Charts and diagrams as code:
____________________
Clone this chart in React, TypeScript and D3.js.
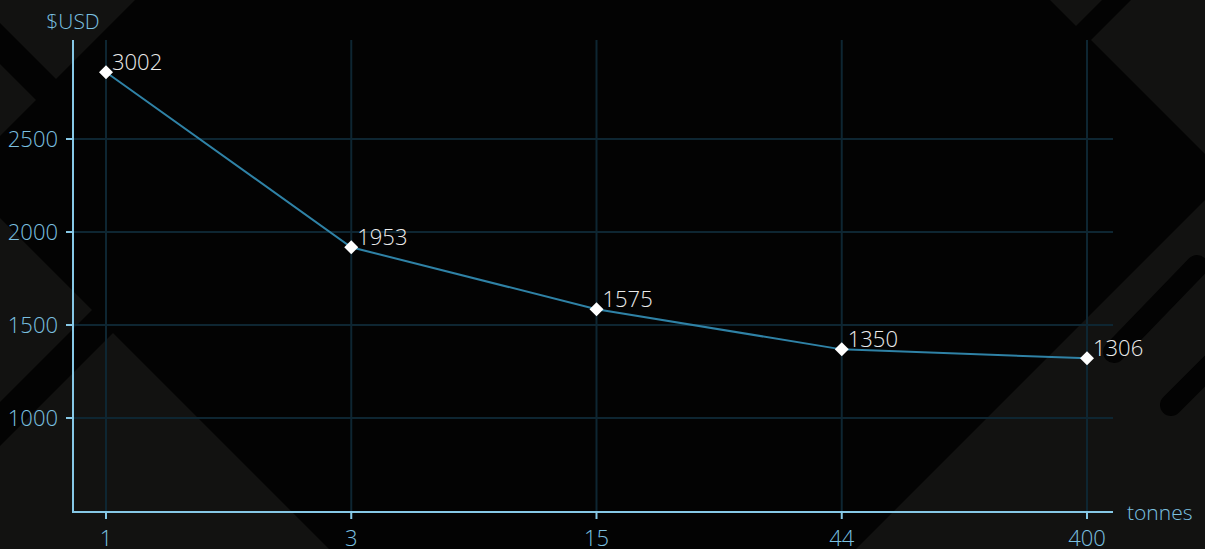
import React from "react";
import * as d3 from "d3";

const categories = ["1", "3", "15", "44", "400"];
const plotted = [2859, 1918, 1585, 1369, 1321];
const pointLabels = ["3002", "1953", "1575", "1350", "1306"];
const yTicks = [1000, 1500, 2000, 2500];
const yTitle = "$USD";
const xTitle = "tonnes";

const W = 1205;
const H = 549;

const bgShapes: [number, number][][] = [
  [[0, 0], [135, 0], [56, 79], [0, 23]],
  [[0, 64], [36, 100], [0, 136]],
  [[0, 218], [92, 310], [0, 402]],
  [[0, 446], [113, 333], [329, 549], [0, 549]],
  [[1050, 0], [1102, 0], [1076, 26]],
  [[1131, 0], [1205, 0], [1205, 154], [1091, 40]],
  [[856, 549], [1205, 200], [1205, 549]],
];
const bgStrokes: [number, number, number, number][] = [
  [1114, 352, 1197, 266],
  [1171, 405, 1290, 286],
];

export default function App() {
  const left = 73, right = 1113, top = 40, bottom = 512;
  const x = d3.scalePoint<string>().domain(categories).range([106, 1087]);
  const y = d3.scaleLinear().domain([1000, 2500]).range([418, 139]);

  const pts = categories.map((c, i) => [x(c) as number, y(plotted[i])] as [number, number]);
  const line = d3.line()(pts) || "";
  const diamond = d3.symbol().type(d3.symbolSquare).size(98)() || "";

  const axisColor = "#86c8e6";
  const tickText = "#7bc0e0";
  const gridColor = "#0e2632";
  const font = "'Open Sans', 'Noto Sans', sans-serif";

  return (
    <svg width={W} height={H} style={{ position: "fixed", left: 0, top: 0, display: "block" }} fontFamily={font} fontWeight={350}>
      <rect x={0} y={0} width={W} height={H} fill="#030303" />
      {bgShapes.map((p, i) => (
        <polygon key={i} points={p.map((q) => q.join(",")).join(" ")} fill="#121211" />
      ))}
      {bgStrokes.map((s, i) => (
        <line key={i} x1={s[0]} y1={s[1]} x2={s[2]} y2={s[3]} stroke="#030303" strokeWidth={22} strokeLinecap="round" />
      ))}

      {categories.map((c) => (
        <line key={"vg" + c} x1={x(c)} x2={x(c)} y1={top} y2={bottom} stroke={gridColor} strokeWidth={2} />
      ))}
      {yTicks.map((t) => (
        <line key={"hg" + t} x1={left} x2={right} y1={y(t)} y2={y(t)} stroke={gridColor} strokeWidth={2} />
      ))}

      <line x1={left} x2={left} y1={top} y2={bottom + 1} stroke={axisColor} strokeWidth={2} />
      <line x1={left - 1} x2={right} y1={bottom} y2={bottom} stroke={axisColor} strokeWidth={2} />
      {yTicks.map((t) => (
        <g key={"yt" + t}>
          <line x1={left - 7} x2={left} y1={y(t)} y2={y(t)} stroke={axisColor} strokeWidth={2} />
          <text x={left - 15} y={y(t)} dy="0.35em" textAnchor="end" fontSize={22} fill={tickText}>{t}</text>
        </g>
      ))}
      {categories.map((c) => (
        <g key={"xt" + c}>
          <line x1={x(c)} x2={x(c)} y1={bottom} y2={bottom + 7} stroke={axisColor} strokeWidth={2} />
          <text x={x(c)} y={546} textAnchor="middle" fontSize={22} fill={tickText}>{c}</text>
        </g>
      ))}
      <text x={left} y={29} textAnchor="middle" fontSize={21} fill={tickText}>{yTitle}</text>
      <text x={right + 14} y={520} textAnchor="start" fontSize={21} fill={tickText}>{xTitle}</text>

      <path d={line} fill="none" stroke="#2f82a6" strokeWidth={2} />
      {pts.map((p, i) => (
        <g key={"pt" + i}>
          <path d={diamond} transform={`translate(${p[0]},${p[1]}) rotate(45)`} fill="#ffffff" />
          <text x={p[0] + 6} y={p[1] - 2} fontSize={22} fill="#ececec">{pointLabels[i]}</text>
        </g>
      ))}
    </svg>
  );
}
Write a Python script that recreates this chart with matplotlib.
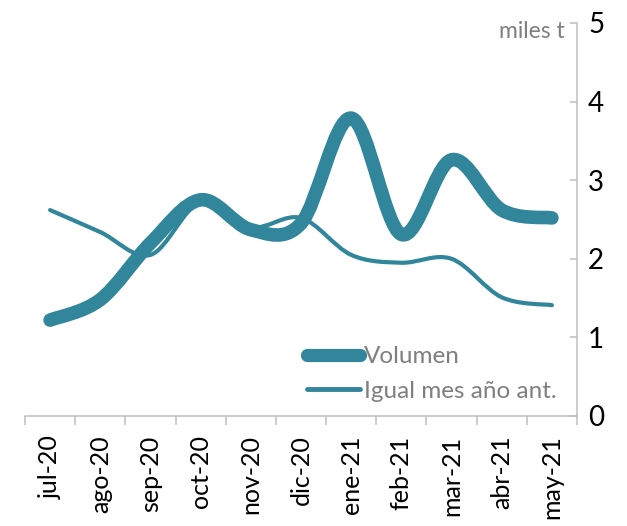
____________________
● **THE EXERCISE**:
From the entries above, output every line exactly and omit any image.

● **SOLUTION TO THIS PROBLEM**:
Clone this chart in React, TypeScript and D3.js.
import React from "react";
import * as d3 from "d3";

const categories = ["1", "3", "15", "44", "400"];
const plotted = [2859, 1918, 1585, 1369, 1321];
const pointLabels = ["3002", "1953", "1575", "1350", "1306"];
const yTicks = [1000, 1500, 2000, 2500];
const yTitle = "$USD";
const xTitle = "tonnes";

const W = 1205;
const H = 549;

const bgShapes: [number, number][][] = [
  [[0, 0], [135, 0], [56, 79], [0, 23]],
  [[0, 64], [36, 100], [0, 136]],
  [[0, 218], [92, 310], [0, 402]],
  [[0, 446], [113, 333], [329, 549], [0, 549]],
  [[1050, 0], [1102, 0], [1076, 26]],
  [[1131, 0], [1205, 0], [1205, 154], [1091, 40]],
  [[856, 549], [1205, 200], [1205, 549]],
];
const bgStrokes: [number, number, number, number][] = [
  [1114, 352, 1197, 266],
  [1171, 405, 1290, 286],
];

export default function App() {
  const left = 73, right = 1113, top = 40, bottom = 512;
  const x = d3.scalePoint<string>().domain(categories).range([106, 1087]);
  const y = d3.scaleLinear().domain([1000, 2500]).range([418, 139]);

  const pts = categories.map((c, i) => [x(c) as number, y(plotted[i])] as [number, number]);
  const line = d3.line()(pts) || "";
  const diamond = d3.symbol().type(d3.symbolSquare).size(98)() || "";

  const axisColor = "#86c8e6";
  const tickText = "#7bc0e0";
  const gridColor = "#0e2632";
  const font = "'Open Sans', 'Noto Sans', sans-serif";

  return (
    <svg width={W} height={H} style={{ position: "fixed", left: 0, top: 0, display: "block" }} fontFamily={font} fontWeight={350}>
      <rect x={0} y={0} width={W} height={H} fill="#030303" />
      {bgShapes.map((p, i) => (
        <polygon key={i} points={p.map((q) => q.join(",")).join(" ")} fill="#121211" />
      ))}
      {bgStrokes.map((s, i) => (
        <line key={i} x1={s[0]} y1={s[1]} x2={s[2]} y2={s[3]} stroke="#030303" strokeWidth={22} strokeLinecap="round" />
      ))}

      {categories.map((c) => (
        <line key={"vg" + c} x1={x(c)} x2={x(c)} y1={top} y2={bottom} stroke={gridColor} strokeWidth={2} />
      ))}
      {yTicks.map((t) => (
        <line key={"hg" + t} x1={left} x2={right} y1={y(t)} y2={y(t)} stroke={gridColor} strokeWidth={2} />
      ))}

      <line x1={left} x2={left} y1={top} y2={bottom + 1} stroke={axisColor} strokeWidth={2} />
      <line x1={left - 1} x2={right} y1={bottom} y2={bottom} stroke={axisColor} strokeWidth={2} />
      {yTicks.map((t) => (
        <g key={"yt" + t}>
          <line x1={left - 7} x2={left} y1={y(t)} y2={y(t)} stroke={axisColor} strokeWidth={2} />
          <text x={left - 15} y={y(t)} dy="0.35em" textAnchor="end" fontSize={22} fill={tickText}>{t}</text>
        </g>
      ))}
      {categories.map((c) => (
        <g key={"xt" + c}>
          <line x1={x(c)} x2={x(c)} y1={bottom} y2={bottom + 7} stroke={axisColor} strokeWidth={2} />
          <text x={x(c)} y={546} textAnchor="middle" fontSize={22} fill={tickText}>{c}</text>
        </g>
      ))}
      <text x={left} y={29} textAnchor="middle" fontSize={21} fill={tickText}>{yTitle}</text>
      <text x={right + 14} y={520} textAnchor="start" fontSize={21} fill={tickText}>{xTitle}</text>

      <path d={line} fill="none" stroke="#2f82a6" strokeWidth={2} />
      {pts.map((p, i) => (
        <g key={"pt" + i}>
          <path d={diamond} transform={`translate(${p[0]},${p[1]}) rotate(45)`} fill="#ffffff" />
          <text x={p[0] + 6} y={p[1] - 2} fontSize={22} fill="#ececec">{pointLabels[i]}</text>
        </g>
      ))}
    </svg>
  );
}
Write a Python script that recreates this chart with matplotlib.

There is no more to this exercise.